For want of a nail the shoe was lost.
For want of a shoe the horse was lost.
For want of a horse the rider was lost.
For want of a rider the battle was lost.
For want of a battle the kingdom was lost.
And all for the want of a horseshoe nail.
I'm now in the middle of severity A case that is best depicted by this rhyme. While Microsoft engineers look for a root cause, I'll describe here how small bug can "kill" strong server. The story begins when for some unknown reason "rows" column in sys.partitions DMV begins to show 4.6 billion rows for clustered index of one of the entities tables in my datawarehouse database. COUNT(*) on the table returns 1 million rows.
Second step - daily job that executes sp_updatestats stored procedure. This procedure updates statistics in the database using sample data . Let's say, I randomly took 5% of table's data and calculated number of unique values for Column1 - n values. So total unique values of Column1 in my table is 20*n. But how do I know, how many rows per unique value of Column1 are there in the table? Very simple: SQL Server just takes rows column from sys.partitions and divides by our 20*n number.
Third step - query: it joins between our Table and another one WHERE Column1 = x. Optimizer compiles the query and builds execution plan based on existing statistics (e.g. 4 billion rows in the table). Expected number of rows from our table is millions - so Optimizer chooses HASH JOIN as the best way to perform JOIN operation.

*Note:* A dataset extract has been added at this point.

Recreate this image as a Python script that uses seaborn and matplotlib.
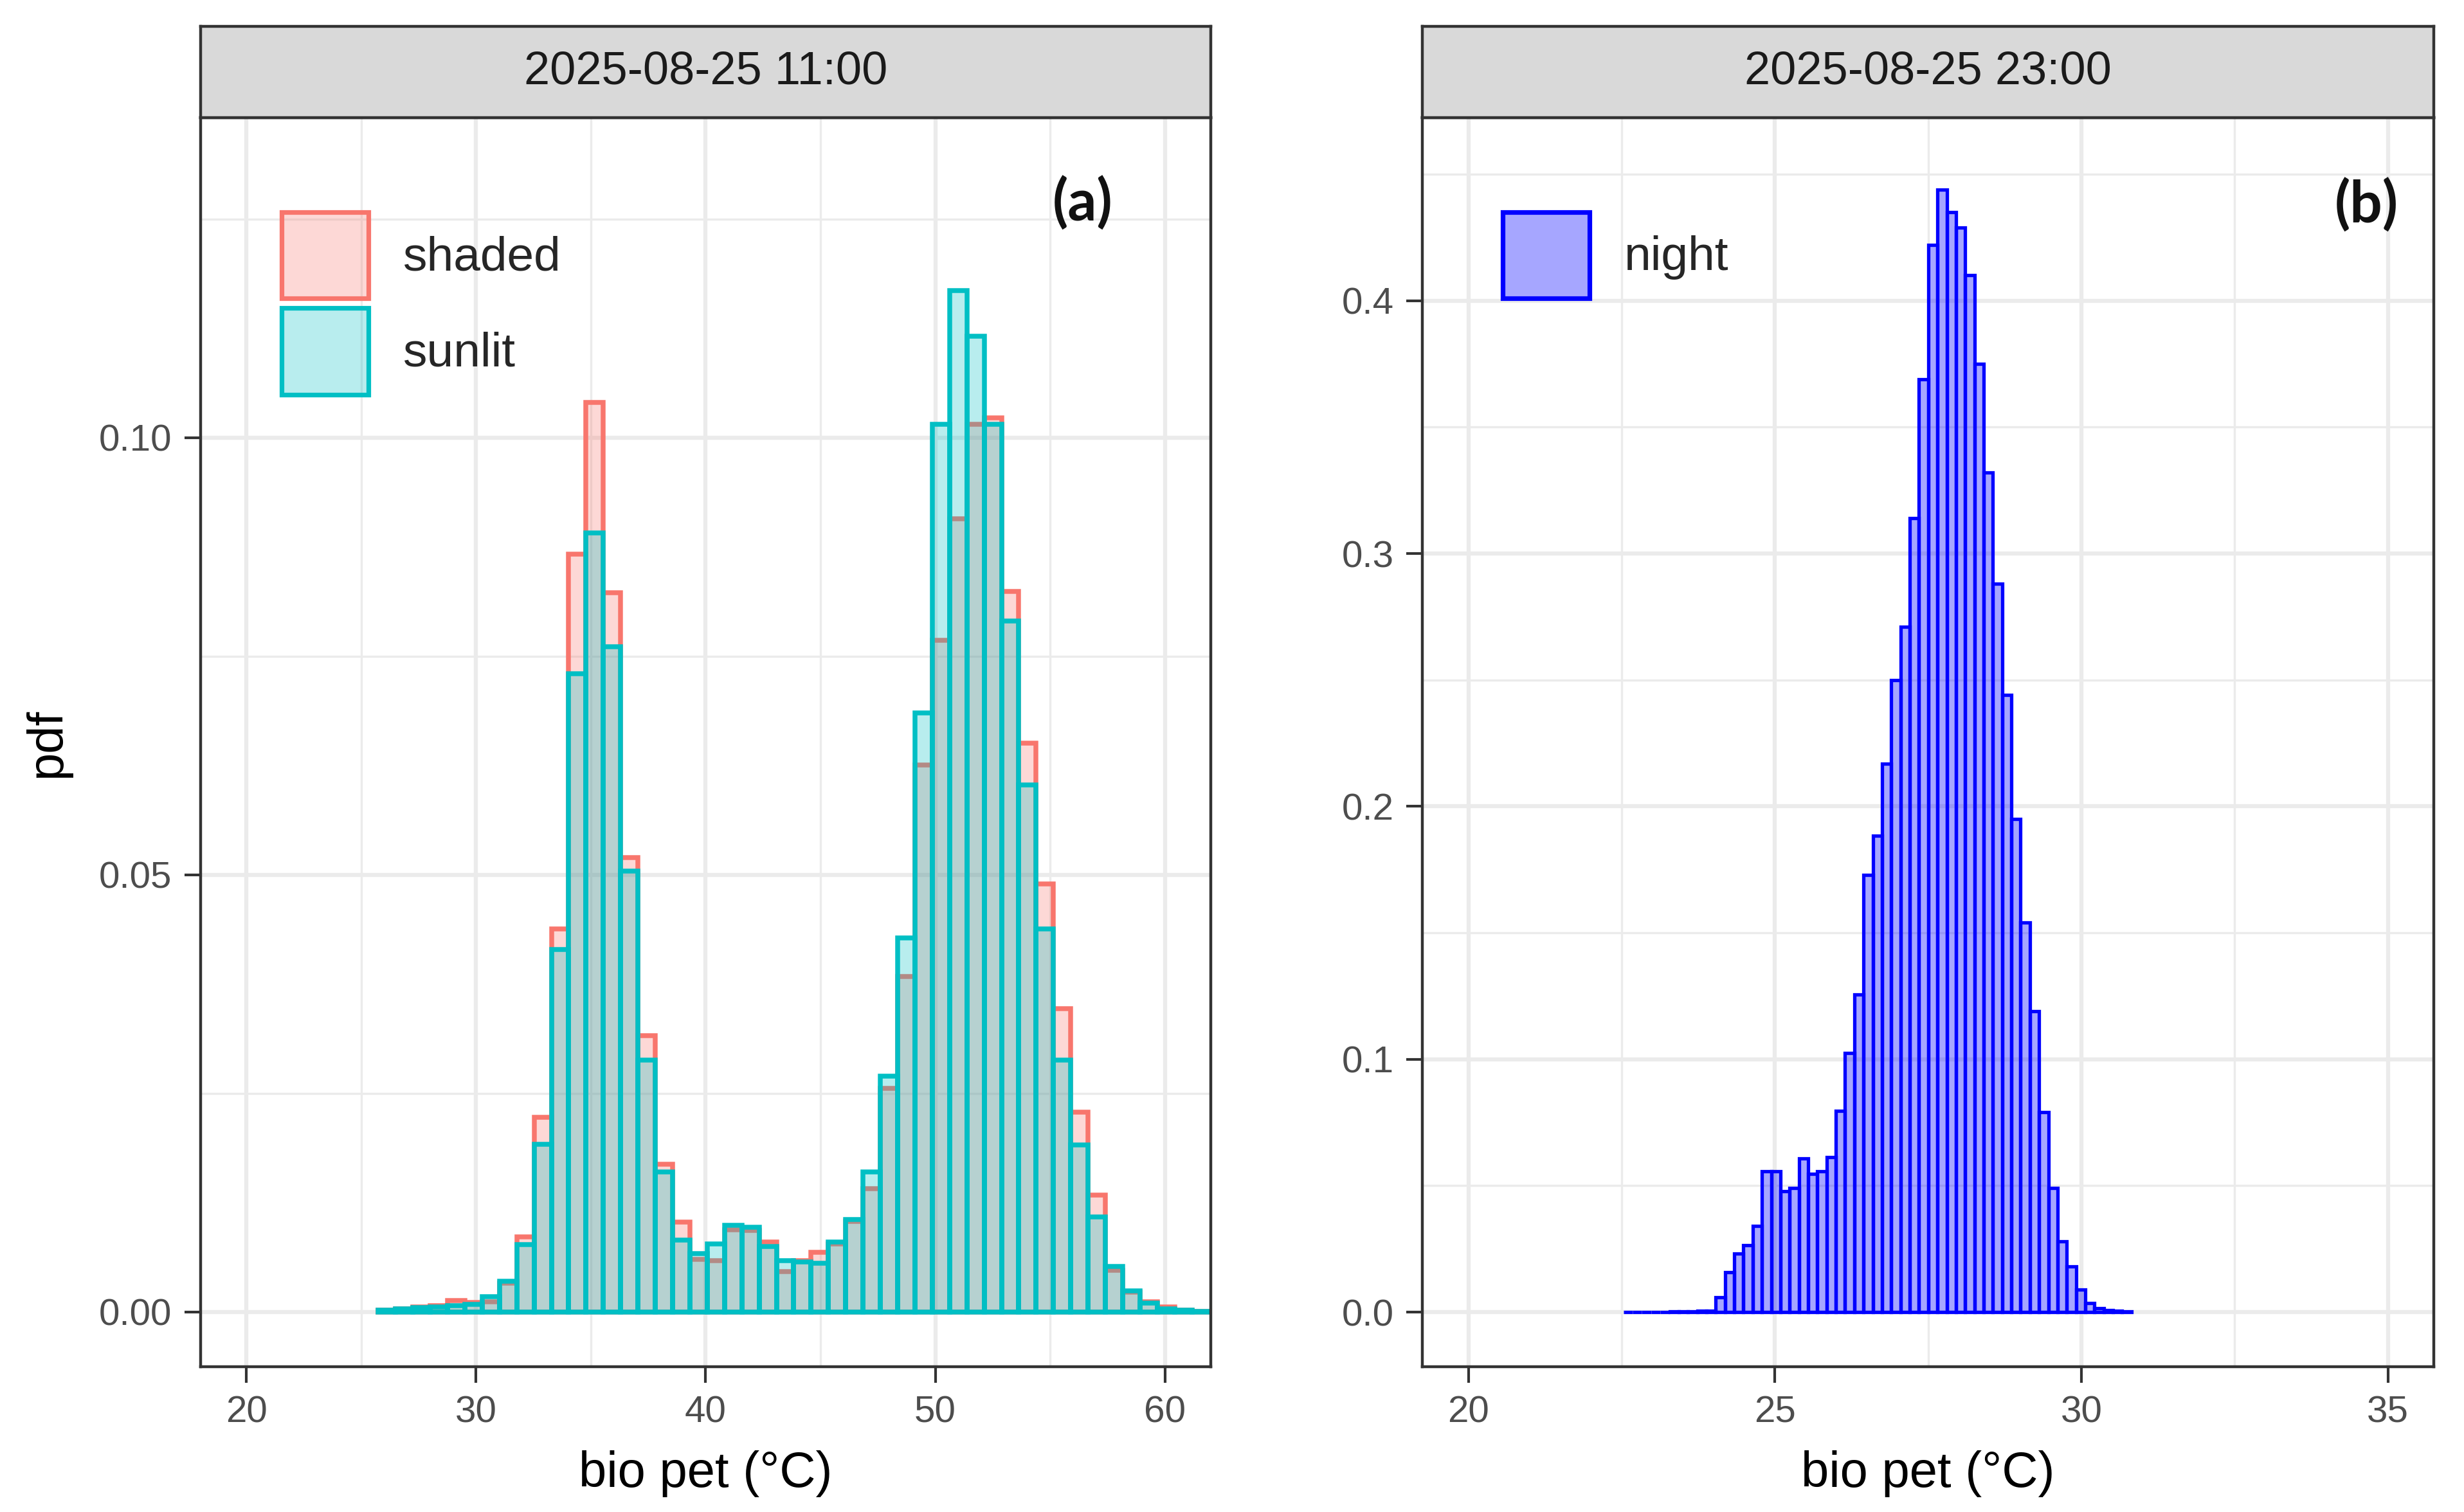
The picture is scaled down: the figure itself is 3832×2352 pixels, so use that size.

Now that Optimizer made a decision about execution plan, it asks for a memory quota for query execution. Based on the estimation about millions of rows. Remember that memory quota for query execution isn't taken from data buffer cache, so on 32 bit systems we can't utilize too much memory. For example, I executed single query as described earlier and while it was running checked memory usage of my session.
So we have 252Mb granted while less than 1Mb used. Total available memory is 1.6Gb, so you can calculate yourself how many concurrent queries system supports at its current state. It is exactly the situation we had: 5 sessions were running and 65 were waiting for memory grant (if you monitor wait types - there will be a lot of RESOURCE_SEMAPHORE).
P.S. DBCC UPDATEUSAGE fixes the initial problem. So while Microsoft engineers look for the reason why sys.partitions went wild, I monitor it in order to fix the problem before it "kills" the server.